** Task description **
The material below includes pictures; leave them out and return only the lines between the line containing "Reproduce this chart with Chart.js." and the line containing "var colonJ_y = [0.070, 0.075, 0.072, 0.062, 0.110];", inclusive, word for word.

***** Data extract

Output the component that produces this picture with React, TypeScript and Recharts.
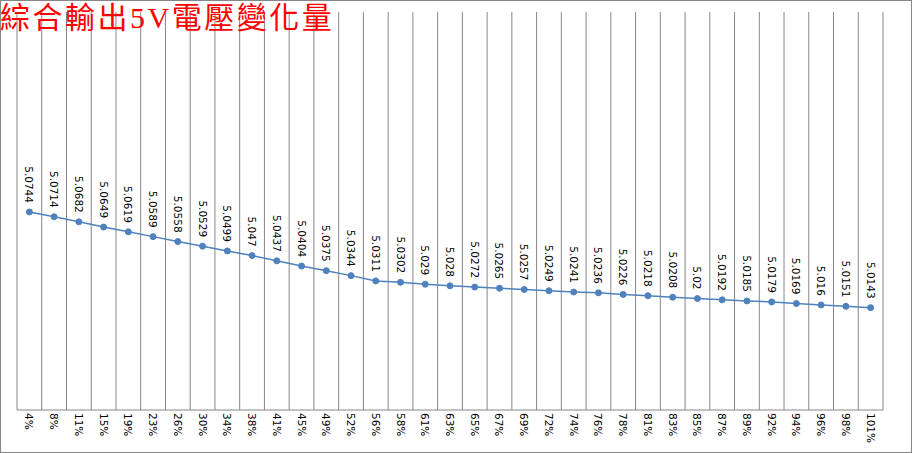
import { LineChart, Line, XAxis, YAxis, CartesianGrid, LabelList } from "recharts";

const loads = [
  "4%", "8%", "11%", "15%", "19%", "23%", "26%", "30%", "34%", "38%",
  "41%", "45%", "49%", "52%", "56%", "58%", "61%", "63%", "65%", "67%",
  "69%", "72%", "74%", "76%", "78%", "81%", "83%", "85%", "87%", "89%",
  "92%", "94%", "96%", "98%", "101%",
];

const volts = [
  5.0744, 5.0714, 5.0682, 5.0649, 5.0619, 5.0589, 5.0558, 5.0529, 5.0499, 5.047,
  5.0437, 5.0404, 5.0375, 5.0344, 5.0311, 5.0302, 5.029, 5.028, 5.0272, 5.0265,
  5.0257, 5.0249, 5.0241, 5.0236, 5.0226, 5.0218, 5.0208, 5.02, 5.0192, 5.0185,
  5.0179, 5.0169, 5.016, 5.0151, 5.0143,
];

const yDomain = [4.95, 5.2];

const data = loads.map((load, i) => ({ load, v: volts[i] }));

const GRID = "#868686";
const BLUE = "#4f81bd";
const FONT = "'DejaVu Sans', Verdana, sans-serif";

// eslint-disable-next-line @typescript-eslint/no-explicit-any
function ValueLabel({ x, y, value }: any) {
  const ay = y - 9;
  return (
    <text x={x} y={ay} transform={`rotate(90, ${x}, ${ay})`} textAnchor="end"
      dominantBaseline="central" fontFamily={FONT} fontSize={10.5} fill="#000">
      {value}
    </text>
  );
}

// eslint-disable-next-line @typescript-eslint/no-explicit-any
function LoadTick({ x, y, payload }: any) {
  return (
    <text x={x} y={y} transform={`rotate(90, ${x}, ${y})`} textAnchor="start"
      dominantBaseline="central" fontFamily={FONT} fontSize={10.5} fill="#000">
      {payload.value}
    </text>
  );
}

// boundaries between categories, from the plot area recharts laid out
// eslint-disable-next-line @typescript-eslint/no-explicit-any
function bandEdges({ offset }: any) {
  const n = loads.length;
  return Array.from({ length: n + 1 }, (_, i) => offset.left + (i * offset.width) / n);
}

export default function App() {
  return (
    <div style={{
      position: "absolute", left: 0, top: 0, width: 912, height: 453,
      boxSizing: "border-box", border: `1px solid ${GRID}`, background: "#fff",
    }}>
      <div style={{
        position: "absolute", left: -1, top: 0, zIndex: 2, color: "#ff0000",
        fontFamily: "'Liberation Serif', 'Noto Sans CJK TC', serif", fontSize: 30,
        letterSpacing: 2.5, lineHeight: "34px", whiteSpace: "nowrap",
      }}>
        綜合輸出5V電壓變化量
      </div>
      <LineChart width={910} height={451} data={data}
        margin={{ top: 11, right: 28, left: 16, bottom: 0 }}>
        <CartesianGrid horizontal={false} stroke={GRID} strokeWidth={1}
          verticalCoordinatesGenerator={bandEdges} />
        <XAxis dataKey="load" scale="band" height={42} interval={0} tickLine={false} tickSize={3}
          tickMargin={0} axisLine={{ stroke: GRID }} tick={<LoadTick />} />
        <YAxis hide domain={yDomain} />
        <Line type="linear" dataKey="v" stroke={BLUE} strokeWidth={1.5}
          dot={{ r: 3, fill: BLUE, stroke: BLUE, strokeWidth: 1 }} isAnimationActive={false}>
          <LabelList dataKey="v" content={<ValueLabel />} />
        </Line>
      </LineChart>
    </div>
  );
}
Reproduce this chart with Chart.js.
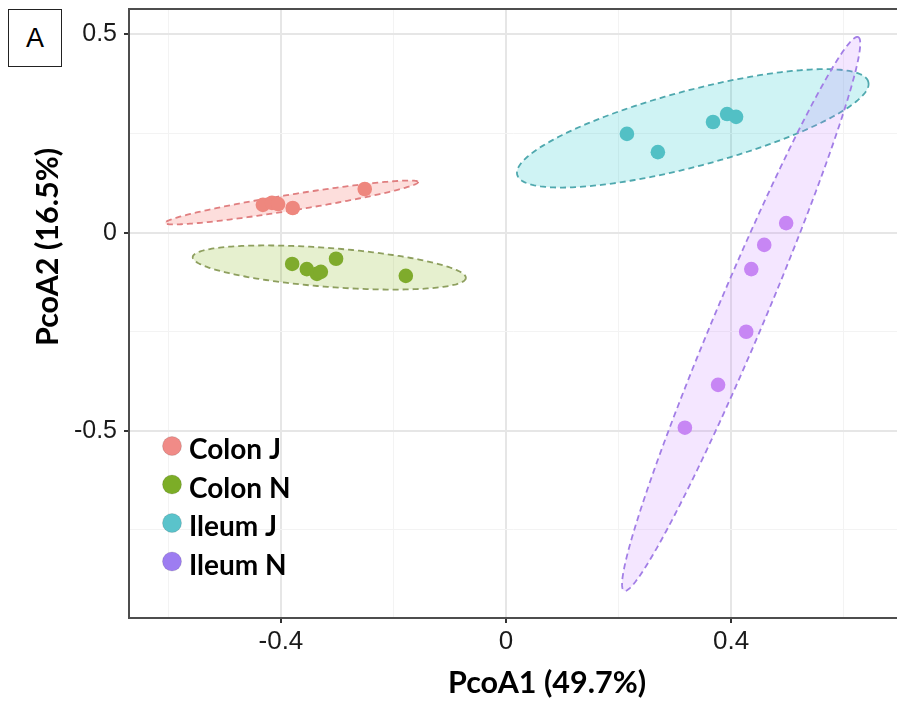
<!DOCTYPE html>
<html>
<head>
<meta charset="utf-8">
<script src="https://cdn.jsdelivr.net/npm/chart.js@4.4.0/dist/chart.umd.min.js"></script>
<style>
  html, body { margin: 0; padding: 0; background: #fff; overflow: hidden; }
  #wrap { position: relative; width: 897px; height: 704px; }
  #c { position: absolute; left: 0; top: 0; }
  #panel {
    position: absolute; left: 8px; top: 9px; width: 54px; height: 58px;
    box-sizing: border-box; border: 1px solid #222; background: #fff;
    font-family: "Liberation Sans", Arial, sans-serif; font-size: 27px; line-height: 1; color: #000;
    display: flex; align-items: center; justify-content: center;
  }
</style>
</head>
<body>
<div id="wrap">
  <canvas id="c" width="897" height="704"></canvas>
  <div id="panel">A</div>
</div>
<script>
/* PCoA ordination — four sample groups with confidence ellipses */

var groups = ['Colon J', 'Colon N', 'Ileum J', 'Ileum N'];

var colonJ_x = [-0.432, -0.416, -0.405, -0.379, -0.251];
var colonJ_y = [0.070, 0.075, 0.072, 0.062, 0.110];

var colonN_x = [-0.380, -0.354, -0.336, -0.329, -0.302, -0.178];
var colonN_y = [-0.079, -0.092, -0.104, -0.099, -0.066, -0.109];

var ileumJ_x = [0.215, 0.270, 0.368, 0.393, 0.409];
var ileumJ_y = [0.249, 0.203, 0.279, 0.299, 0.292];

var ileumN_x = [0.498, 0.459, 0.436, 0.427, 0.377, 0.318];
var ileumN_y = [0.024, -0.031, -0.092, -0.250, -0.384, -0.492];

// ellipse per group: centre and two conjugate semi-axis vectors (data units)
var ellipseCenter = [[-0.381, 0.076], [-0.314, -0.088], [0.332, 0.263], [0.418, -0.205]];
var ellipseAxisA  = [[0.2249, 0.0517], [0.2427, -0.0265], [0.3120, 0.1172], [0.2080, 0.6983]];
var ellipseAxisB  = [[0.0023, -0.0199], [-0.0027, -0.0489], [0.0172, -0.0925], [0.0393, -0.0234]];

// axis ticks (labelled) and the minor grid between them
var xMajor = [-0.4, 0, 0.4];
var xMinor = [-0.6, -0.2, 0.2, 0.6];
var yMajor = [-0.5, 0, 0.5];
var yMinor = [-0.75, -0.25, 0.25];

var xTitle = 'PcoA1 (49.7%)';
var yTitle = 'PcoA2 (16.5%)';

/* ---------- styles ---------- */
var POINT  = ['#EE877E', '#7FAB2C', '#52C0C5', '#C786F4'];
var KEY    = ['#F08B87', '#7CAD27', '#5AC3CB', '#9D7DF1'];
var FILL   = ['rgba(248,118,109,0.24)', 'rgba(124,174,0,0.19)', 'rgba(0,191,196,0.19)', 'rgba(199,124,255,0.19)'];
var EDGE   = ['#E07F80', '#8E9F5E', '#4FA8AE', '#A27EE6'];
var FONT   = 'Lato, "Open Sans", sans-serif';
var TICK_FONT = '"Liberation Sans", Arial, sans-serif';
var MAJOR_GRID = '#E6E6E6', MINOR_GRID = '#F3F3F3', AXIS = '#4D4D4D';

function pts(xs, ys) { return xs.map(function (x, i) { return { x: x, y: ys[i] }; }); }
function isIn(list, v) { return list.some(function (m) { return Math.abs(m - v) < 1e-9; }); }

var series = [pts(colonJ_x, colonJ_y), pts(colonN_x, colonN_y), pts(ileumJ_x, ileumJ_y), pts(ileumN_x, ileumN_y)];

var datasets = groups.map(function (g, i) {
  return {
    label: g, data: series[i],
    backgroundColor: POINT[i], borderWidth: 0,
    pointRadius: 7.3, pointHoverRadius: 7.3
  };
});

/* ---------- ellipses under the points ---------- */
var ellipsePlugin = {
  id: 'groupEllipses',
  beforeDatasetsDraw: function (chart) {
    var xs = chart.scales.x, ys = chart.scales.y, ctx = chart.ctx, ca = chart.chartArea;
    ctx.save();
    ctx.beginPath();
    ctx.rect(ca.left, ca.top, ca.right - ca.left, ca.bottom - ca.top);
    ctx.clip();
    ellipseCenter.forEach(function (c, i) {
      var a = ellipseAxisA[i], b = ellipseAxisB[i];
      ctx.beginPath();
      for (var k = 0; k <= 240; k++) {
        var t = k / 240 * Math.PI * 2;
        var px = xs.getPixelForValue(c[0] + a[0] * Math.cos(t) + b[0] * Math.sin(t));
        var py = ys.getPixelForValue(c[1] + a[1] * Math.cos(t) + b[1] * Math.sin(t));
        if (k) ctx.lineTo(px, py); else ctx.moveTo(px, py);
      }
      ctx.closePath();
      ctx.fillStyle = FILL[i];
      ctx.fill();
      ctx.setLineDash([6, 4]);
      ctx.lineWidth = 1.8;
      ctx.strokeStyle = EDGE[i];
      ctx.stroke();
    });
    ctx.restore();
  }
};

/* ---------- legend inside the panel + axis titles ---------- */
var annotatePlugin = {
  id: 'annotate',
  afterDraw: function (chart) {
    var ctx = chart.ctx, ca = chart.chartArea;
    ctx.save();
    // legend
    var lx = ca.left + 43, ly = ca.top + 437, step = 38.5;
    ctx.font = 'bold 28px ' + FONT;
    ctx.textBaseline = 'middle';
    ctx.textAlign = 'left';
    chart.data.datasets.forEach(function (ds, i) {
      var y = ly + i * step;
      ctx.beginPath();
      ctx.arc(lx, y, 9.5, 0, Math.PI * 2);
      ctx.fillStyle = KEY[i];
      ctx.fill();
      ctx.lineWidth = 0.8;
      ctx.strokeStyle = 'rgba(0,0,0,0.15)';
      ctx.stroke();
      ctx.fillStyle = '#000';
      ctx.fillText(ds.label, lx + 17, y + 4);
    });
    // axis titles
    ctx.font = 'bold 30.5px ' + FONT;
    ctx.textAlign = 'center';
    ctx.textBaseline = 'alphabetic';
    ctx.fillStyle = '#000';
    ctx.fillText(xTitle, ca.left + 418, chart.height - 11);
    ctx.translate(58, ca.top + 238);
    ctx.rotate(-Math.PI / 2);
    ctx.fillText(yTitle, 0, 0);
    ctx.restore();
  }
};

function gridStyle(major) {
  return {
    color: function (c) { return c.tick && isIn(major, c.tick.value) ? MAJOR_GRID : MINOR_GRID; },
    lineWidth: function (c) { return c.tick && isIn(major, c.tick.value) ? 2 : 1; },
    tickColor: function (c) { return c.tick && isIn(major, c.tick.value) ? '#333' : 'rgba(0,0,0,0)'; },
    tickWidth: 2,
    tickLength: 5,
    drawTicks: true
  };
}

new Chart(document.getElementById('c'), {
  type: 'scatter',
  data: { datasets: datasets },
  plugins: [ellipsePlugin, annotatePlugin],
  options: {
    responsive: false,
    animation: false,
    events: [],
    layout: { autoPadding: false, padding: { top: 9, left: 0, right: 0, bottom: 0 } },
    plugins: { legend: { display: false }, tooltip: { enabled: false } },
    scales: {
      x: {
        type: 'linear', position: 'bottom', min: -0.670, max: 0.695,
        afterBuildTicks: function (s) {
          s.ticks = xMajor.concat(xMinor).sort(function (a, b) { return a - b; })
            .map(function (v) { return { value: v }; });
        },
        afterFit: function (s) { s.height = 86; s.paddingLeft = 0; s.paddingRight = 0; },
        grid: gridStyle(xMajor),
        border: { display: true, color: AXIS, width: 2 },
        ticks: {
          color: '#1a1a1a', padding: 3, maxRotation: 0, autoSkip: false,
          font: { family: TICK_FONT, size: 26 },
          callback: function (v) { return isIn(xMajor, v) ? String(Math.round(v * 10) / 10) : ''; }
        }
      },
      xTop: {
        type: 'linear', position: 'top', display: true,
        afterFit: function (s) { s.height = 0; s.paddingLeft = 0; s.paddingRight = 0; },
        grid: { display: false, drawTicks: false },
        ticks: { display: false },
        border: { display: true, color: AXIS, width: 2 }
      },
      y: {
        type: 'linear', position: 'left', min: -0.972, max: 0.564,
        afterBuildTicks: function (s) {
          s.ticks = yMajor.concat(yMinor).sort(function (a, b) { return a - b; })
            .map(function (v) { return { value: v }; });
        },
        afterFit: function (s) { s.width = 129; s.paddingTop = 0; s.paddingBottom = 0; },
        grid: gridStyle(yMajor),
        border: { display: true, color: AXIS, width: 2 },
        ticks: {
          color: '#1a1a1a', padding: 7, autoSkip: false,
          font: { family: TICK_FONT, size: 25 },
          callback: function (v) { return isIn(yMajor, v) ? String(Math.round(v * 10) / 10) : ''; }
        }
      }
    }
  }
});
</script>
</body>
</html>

**********

** The solution **
Reproduce this chart with Chart.js.
<!DOCTYPE html>
<html>
<head>
<meta charset="utf-8">
<script src="https://cdn.jsdelivr.net/npm/chart.js@4.4.0/dist/chart.umd.min.js"></script>
<style>
  html, body { margin: 0; padding: 0; background: #fff; overflow: hidden; }
  #wrap { position: relative; width: 897px; height: 704px; }
  #c { position: absolute; left: 0; top: 0; }
  #panel {
    position: absolute; left: 8px; top: 9px; width: 54px; height: 58px;
    box-sizing: border-box; border: 1px solid #222; background: #fff;
    font-family: "Liberation Sans", Arial, sans-serif; font-size: 27px; line-height: 1; color: #000;
    display: flex; align-items: center; justify-content: center;
  }
</style>
</head>
<body>
<div id="wrap">
  <canvas id="c" width="897" height="704"></canvas>
  <div id="panel">A</div>
</div>
<script>
/* PCoA ordination — four sample groups with confidence ellipses */

var groups = ['Colon J', 'Colon N', 'Ileum J', 'Ileum N'];

var colonJ_x = [-0.432, -0.416, -0.405, -0.379, -0.251];
var colonJ_y = [0.070, 0.075, 0.072, 0.062, 0.110];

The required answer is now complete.